[Entries taken from a collection]
---+---

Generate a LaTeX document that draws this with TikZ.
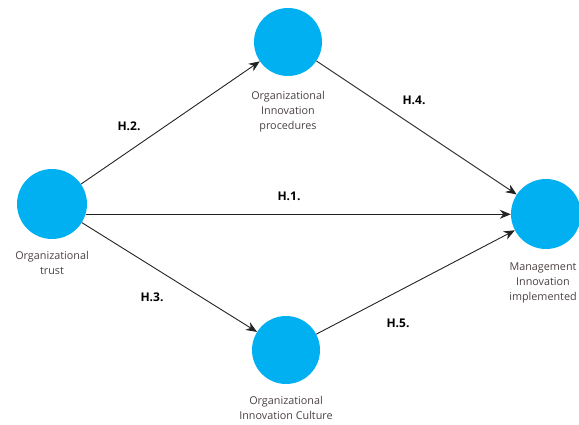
\documentclass[tikz,border=0pt]{standalone}
\usepackage{fontspec}
\setmainfont{Open Sans}
\usetikzlibrary{arrows.meta}
\definecolor{bubble}{RGB}{0,176,240}
\definecolor{labelgray}{RGB}{75,65,65}
\definecolor{linegray}{RGB}{35,35,35}
\begin{document}
\begin{tikzpicture}[x=1pt,y=-1pt,
  construct/.style={circle,fill=bubble,draw=none,minimum size=70pt,inner sep=0pt},
  caption/.style={align=center,text=labelgray,font=\fontsize{10.8}{15}\selectfont,inner sep=0pt},
  hyp/.style={font=\bfseries\fontsize{12}{13}\selectfont,text=black,inner sep=0pt},
  link/.style={draw=linegray,line width=0.9pt,-{Stealth[length=11pt,width=9pt]}}]
\useasboundingbox (0,0) rectangle (579,425);
\node[construct] (trust) at (52,204) {};
\node[construct,minimum size=68pt] (proc) at (288,42) {};
\node[construct,minimum size=68pt] (cult) at (286,350) {};
\node[construct] (mgmt) at (546,214) {};
\node[caption] (trustlbl) at (52,263) {Organizational\\trust};
\node[caption] (proclbl) at (288,112) {Organizational\\Innovation\\procedures};
\node[caption] (cultlbl) at (286,408) {Organizational\\Innovation Culture};
\node[caption] (mgmtlbl) at (543,283) {Management\\Innovation\\implemented};
\draw[link] (trust) -- (proc);
\draw[link] (trust) -- (cult);
\draw[link] (trust.-17) -- (trust.-17 -| mgmt.west);
\draw[link] (proc) -- (mgmt);
\draw[link] (cult) -- (mgmt);
\node[hyp] (h2) at (129,126) {H.2.};
\node[hyp] (h4) at (414,100) {H.4.};
\node[hyp] (h1) at (289,196) {H.1.};
\node[hyp] (h3) at (152,297) {H.3.};
\node[hyp] (h5) at (398,323) {H.5.};
\end{tikzpicture}
\end{document}
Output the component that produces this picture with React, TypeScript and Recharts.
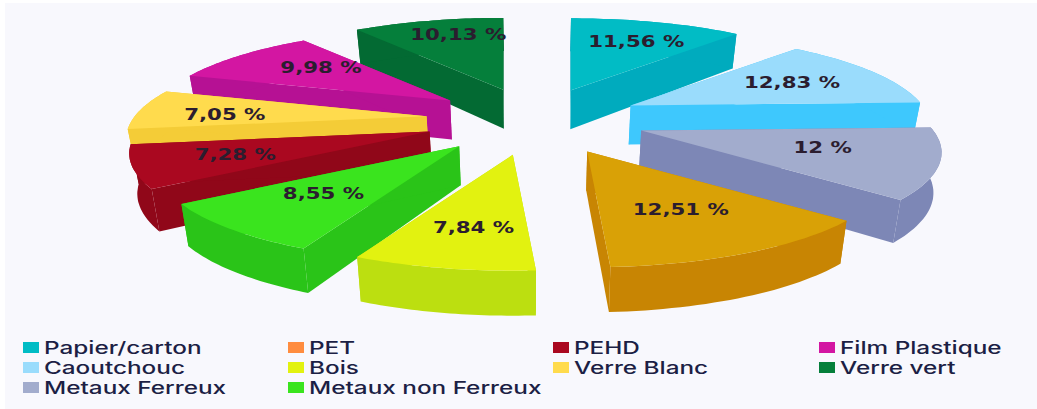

---+---

> Direction: Restate the whole listing above exactly, please, omitting every image.

> Solved problem:
Generate a LaTeX document that draws this with TikZ.
\documentclass[tikz,border=0pt]{standalone}
\usepackage{fontspec}
\setmainfont{Open Sans}
\usetikzlibrary{arrows.meta}
\definecolor{bubble}{RGB}{0,176,240}
\definecolor{labelgray}{RGB}{75,65,65}
\definecolor{linegray}{RGB}{35,35,35}
\begin{document}
\begin{tikzpicture}[x=1pt,y=-1pt,
  construct/.style={circle,fill=bubble,draw=none,minimum size=70pt,inner sep=0pt},
  caption/.style={align=center,text=labelgray,font=\fontsize{10.8}{15}\selectfont,inner sep=0pt},
  hyp/.style={font=\bfseries\fontsize{12}{13}\selectfont,text=black,inner sep=0pt},
  link/.style={draw=linegray,line width=0.9pt,-{Stealth[length=11pt,width=9pt]}}]
\useasboundingbox (0,0) rectangle (579,425);
\node[construct] (trust) at (52,204) {};
\node[construct,minimum size=68pt] (proc) at (288,42) {};
\node[construct,minimum size=68pt] (cult) at (286,350) {};
\node[construct] (mgmt) at (546,214) {};
\node[caption] (trustlbl) at (52,263) {Organizational\\trust};
\node[caption] (proclbl) at (288,112) {Organizational\\Innovation\\procedures};
\node[caption] (cultlbl) at (286,408) {Organizational\\Innovation Culture};
\node[caption] (mgmtlbl) at (543,283) {Management\\Innovation\\implemented};
\draw[link] (trust) -- (proc);
\draw[link] (trust) -- (cult);
\draw[link] (trust.-17) -- (trust.-17 -| mgmt.west);
\draw[link] (proc) -- (mgmt);
\draw[link] (cult) -- (mgmt);
\node[hyp] (h2) at (129,126) {H.2.};
\node[hyp] (h4) at (414,100) {H.4.};
\node[hyp] (h1) at (289,196) {H.1.};
\node[hyp] (h3) at (152,297) {H.3.};
\node[hyp] (h5) at (398,323) {H.5.};
\end{tikzpicture}
\end{document}
Output the component that produces this picture with React, TypeScript and Recharts.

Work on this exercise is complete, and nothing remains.